§ Exercise: Beneath this line are entries. Copy the range from the line with "Clone this chart" to the line with "const total = d3.sum(shares);", ends included, exactly; leave pictures out.

§ Data provided:

========================================

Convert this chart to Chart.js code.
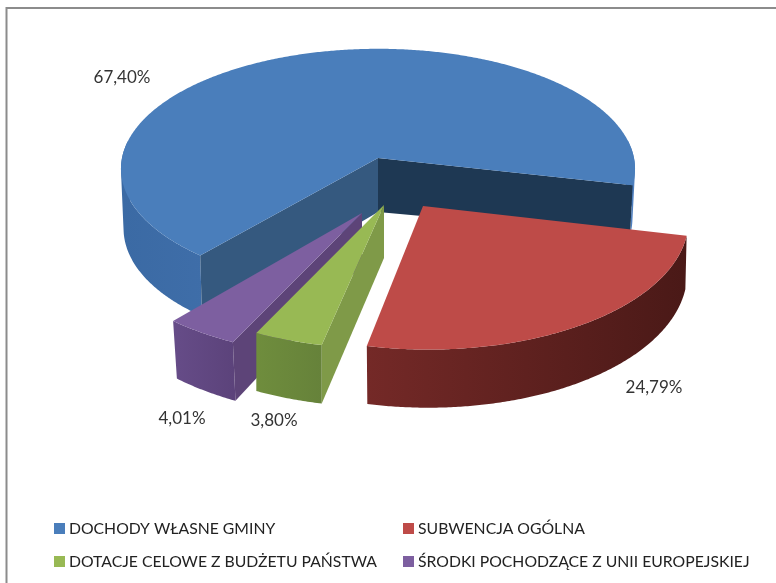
<!DOCTYPE html>
<html>
<head>
<meta charset="utf-8">
<style>
html,body{margin:0;padding:0;background:#fff;overflow:hidden}
canvas{display:block}
</style>
<script src="https://cdn.jsdelivr.net/npm/chart.js@4/dist/chart.umd.min.js"></script>
</head>
<body>
<canvas id="c" width="776" height="583"></canvas>
<script>
const categories = ['DOCHODY WŁASNE GMINY','SUBWENCJA OGÓLNA','DOTACJE CELOWE Z BUDŻETU PAŃSTWA','ŚRODKI POCHODZĄCE Z UNII EUROPEJSKIEJ'];
const shares = [67.40,24.79,3.80,4.01];
const topColors = ['#4a7ebb','#be4b48','#98b954','#7d5fa0'];

// 3D view of every library arc: apex on screen, radius, tilt, thickness (purely presentational)
const perspective = 0.09;
const views = [
  {ax:378,ay:158,R:256,k:.465,d:54,kb:.48, rb:.99, sh:0,   tilt:-.02,rim:['#3b6aa4','#5080c0'],startFace:'#35597f',endFace:'#1e3853'},
  {ax:423,ay:206,R:264,k:.495,d:52,kb:.516,rb:.995,sh:.035,tilt:0,rim:['#742927','#4a1917'],startFace:null,endFace:null},
  {ax:384,ay:205,R:269,k:.486,d:53,kb:.505,rb:1,   sh:0,   tilt:0,rim:['#6f8d3d','#66823a'],startFace:'#7f9a48',endFace:null},
  {ax:362,ay:213,R:272,k:.485,d:52,kb:.51, rb:.98, sh:0,   tilt:0,rim:['#664c88','#5c437b'],startFace:'#5d4478',endFace:null}
];
const paintOrder = [0,3,2,1];
const valueLabelAt = [[122,78],[654,388],[274,421],[182,419]];
const legendAt = [[54,528.5],[403,528.5],[54,561.5],[403,561.5]];

function topPt(v,a){const s=1/(1-perspective*Math.sin(a)),y=v.k*v.R*Math.sin(a)*s;return [v.ax+v.R*Math.cos(a)*s+v.sh*y, v.ay+y];}
function botPt(v,a){const s=1/(1-perspective*Math.sin(a)),y=v.kb*v.R*Math.sin(a)*s;return [v.ax+v.rb*v.R*Math.cos(a)*s+v.sh*y, v.ay+v.d+y+v.tilt*v.R*Math.cos(a)*s];}
function poly(ctx,pts){ctx.beginPath();pts.forEach((p,i)=>i?ctx.lineTo(p[0],p[1]):ctx.moveTo(p[0],p[1]));ctx.closePath();}
function face(ctx,v,a,color){
  poly(ctx,[[v.ax,v.ay],topPt(v,a),botPt(v,a),[v.ax,v.ay+v.d]]);
  ctx.fillStyle=color;ctx.fill();
}

const pie3d = {
  id:'pie3d',
  beforeDraw(chart){
    const ctx=chart.ctx;
    ctx.save();
    ctx.fillStyle='#fff';ctx.fillRect(0,0,chart.width,chart.height);
    ctx.strokeStyle='#8c8c8c';ctx.lineWidth=2;
    ctx.beginPath();ctx.moveTo(6.5,chart.height);ctx.lineTo(6.5,8);ctx.lineTo(chart.width,8);ctx.stroke();
    ctx.restore();
  },
  beforeDatasetsDraw(chart){
    const ctx=chart.ctx, arcs=chart.getDatasetMeta(0).data;
    ctx.save();
    paintOrder.forEach(i=>{
      const arc=arcs[i], v=views[i], a0=arc.startAngle, a1=arc.endAngle;
      const n=Math.max(8,Math.ceil((a1-a0)*120));
      const at=j=>a0+(a1-a0)*j/n;
      const top=[[v.ax,v.ay]];
      let x0=Infinity,x1=-Infinity;
      for(let j=0;j<=n;j++){const p=topPt(v,at(j));top.push(p);x0=Math.min(x0,p[0]);x1=Math.max(x1,p[0]);}
      const g=ctx.createLinearGradient(x0,0,x1,0);
      g.addColorStop(0,v.rim[0]);g.addColorStop(1,v.rim[1]);
      // outer wall: one path swept along the arc, filled once so no seams appear
      ctx.beginPath();
      for(let j=0;j<n;j++){
        const b0=at(j),b1=at(j+1);
        if(Math.sin((b0+b1)/2)<-0.15) continue;
        const q=[topPt(v,b0),topPt(v,b1),botPt(v,b1),botPt(v,b0)];
        // keep every quad wound the same way so overlaps never cancel
        const area=q.reduce((s,p,m)=>{const r=q[(m+1)%4];return s+p[0]*r[1]-r[0]*p[1];},0);
        if(area<0) q.reverse();
        q.forEach((p,m)=>m?ctx.lineTo(p[0],p[1]):ctx.moveTo(p[0],p[1]));
        ctx.closePath();
      }
      ctx.fillStyle=g;ctx.fill();
      if(v.endFace) face(ctx,v,a1,v.endFace);
      if(v.startFace) face(ctx,v,a0,v.startFace);
      poly(ctx,top);ctx.fillStyle=arc.options.backgroundColor;ctx.fill();
    });
    ctx.restore();
    return false;
  },
  afterDraw(chart){
    const ctx=chart.ctx, ds=chart.data.datasets[0];
    ctx.save();
    ctx.textBaseline='middle';
    ctx.fillStyle='#333';ctx.font='17px Lato';ctx.textAlign='center';
    ds.data.forEach((val,i)=>{
      ctx.fillText(val.toFixed(2).replace('.',',')+'%',valueLabelAt[i][0],valueLabelAt[i][1]);
    });
    ctx.textAlign='left';ctx.font='15.75px Lato';
    chart.data.labels.forEach((t,i)=>{
      const [x,y]=legendAt[i];
      ctx.fillStyle=ds.backgroundColor[i];ctx.fillRect(x,y-5.5,11,11);
      ctx.fillStyle='#222';ctx.fillText(t,x+15,y);
    });
    ctx.restore();
  }
};

new Chart(document.getElementById('c'),{
  type:'pie',
  data:{labels:categories,datasets:[{data:shares,backgroundColor:topColors,borderWidth:0}]},
  options:{
    responsive:false,animation:false,rotation:220.3,
    plugins:{legend:{display:false},tooltip:{enabled:false}}
  },
  plugins:[pie3d]
});
</script>
</body>
</html>
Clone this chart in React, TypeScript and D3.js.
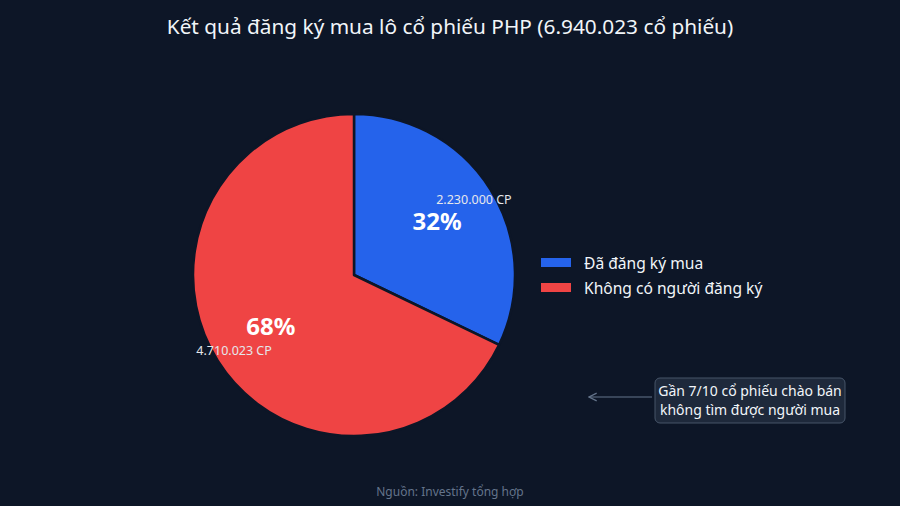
import * as d3 from "d3";

const categories = ["Đã đăng ký mua", "Không có người đăng ký"];
const shares = [2230000, 4710023];
const shareLabels = ["2.230.000 CP", "4.710.023 CP"];
const colors = ["#2563eb", "#ef4444"];

const width = 900;
const height = 506;
const bg = "#0d1627";
const font = "'Noto Sans', sans-serif";

export default function App() {
  const cx = 354;
  const cy = 275;
  const radius = 161;
  const total = d3.sum(shares);

  const pie = d3.pie<number>().sort(null).value((d) => d);
  const arcs = pie(shares);
  const arc = d3.arc<d3.PieArcDatum<number>>().innerRadius(0).outerRadius(radius);
  const pctArc = d3.arc<d3.PieArcDatum<number>>().innerRadius(radius * 0.61).outerRadius(radius * 0.61);
  const amtArc = d3.arc<d3.PieArcDatum<number>>().innerRadius(radius * 0.88).outerRadius(radius * 0.88);

  return (
    <svg
      width={width}
      height={height}
      style={{ display: "block", position: "absolute", left: 0, top: 0, background: bg }}
    >
      <rect width={width} height={height} fill={bg} />
      <text x={450} y={34} textAnchor="middle" fill="#f1f5f9" fontFamily={font} fontSize={20.8}>
        Kết quả đăng ký mua lô cổ phiếu PHP (6.940.023 cổ phiếu)
      </text>

      <g transform={`translate(${cx},${cy})`}>
        {arcs.map((a, i) => (
          <path key={i} d={arc(a) ?? ""} fill={colors[i]} stroke={bg} strokeWidth={2.5} strokeLinejoin="round" />
        ))}
        {arcs.map((a, i) => {
          const [px, py] = pctArc.centroid(a);
          const [ax, ay] = amtArc.centroid(a);
          return (
            <g key={`l${i}`} fontFamily={font} fill="#ffffff">
              <text x={px} y={py - 2} textAnchor="middle" dominantBaseline="central" fontSize={24} fontWeight="bold">
                {d3.format(".0%")(a.data / total)}
              </text>
              <text x={ax} y={ay} textAnchor="middle" dominantBaseline="central" fontSize={12.5} fill="#e5e7eb">
                {shareLabels[i]}
              </text>
            </g>
          );
        })}
      </g>

      <g fontFamily={font}>
        {categories.map((c, i) => (
          <g key={c} transform={`translate(541,${258 + i * 25})`}>
            <rect width={30} height={9} fill={colors[i]} />
            <text x={43} y={5} dominantBaseline="central" fill="#f1f5f9" fontSize={15.6}>
              {c}
            </text>
          </g>
        ))}
      </g>

      <defs>
        <marker id="arrow" viewBox="0 0 10 10" refX={9} refY={5} markerWidth={8} markerHeight={8} orient="auto">
          <path d="M1,1 L9,5 L1,9" fill="none" stroke="#64748b" strokeWidth={1.3} />
        </marker>
      </defs>
      <line x1={652} y1={397} x2={589} y2={397} stroke="#64748b" strokeWidth={1.2} markerEnd="url(#arrow)" />
      <rect x={655} y={378} width={190} height={45} rx={5} fill="#1e293b" stroke="#475569" strokeWidth={1} />
      <g fontFamily={font} fontSize={14} fill="#f1f5f9" textAnchor="middle">
        <text x={750} y={396}>Gần 7/10 cổ phiếu chào bán</text>
        <text x={750} y={415}>không tìm được người mua</text>
      </g>

      <text x={450} y={496} textAnchor="middle" fill="#64748b" fontFamily={font} fontSize={12}>
        Nguồn: Investify tổng hợp
      </text>
    </svg>
  );
}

========================================

§ The completed task:
Clone this chart in React, TypeScript and D3.js.
import * as d3 from "d3";

const categories = ["Đã đăng ký mua", "Không có người đăng ký"];
const shares = [2230000, 4710023];
const shareLabels = ["2.230.000 CP", "4.710.023 CP"];
const colors = ["#2563eb", "#ef4444"];

const width = 900;
const height = 506;
const bg = "#0d1627";
const font = "'Noto Sans', sans-serif";

export default function App() {
  const cx = 354;
  const cy = 275;
  const radius = 161;
  const total = d3.sum(shares);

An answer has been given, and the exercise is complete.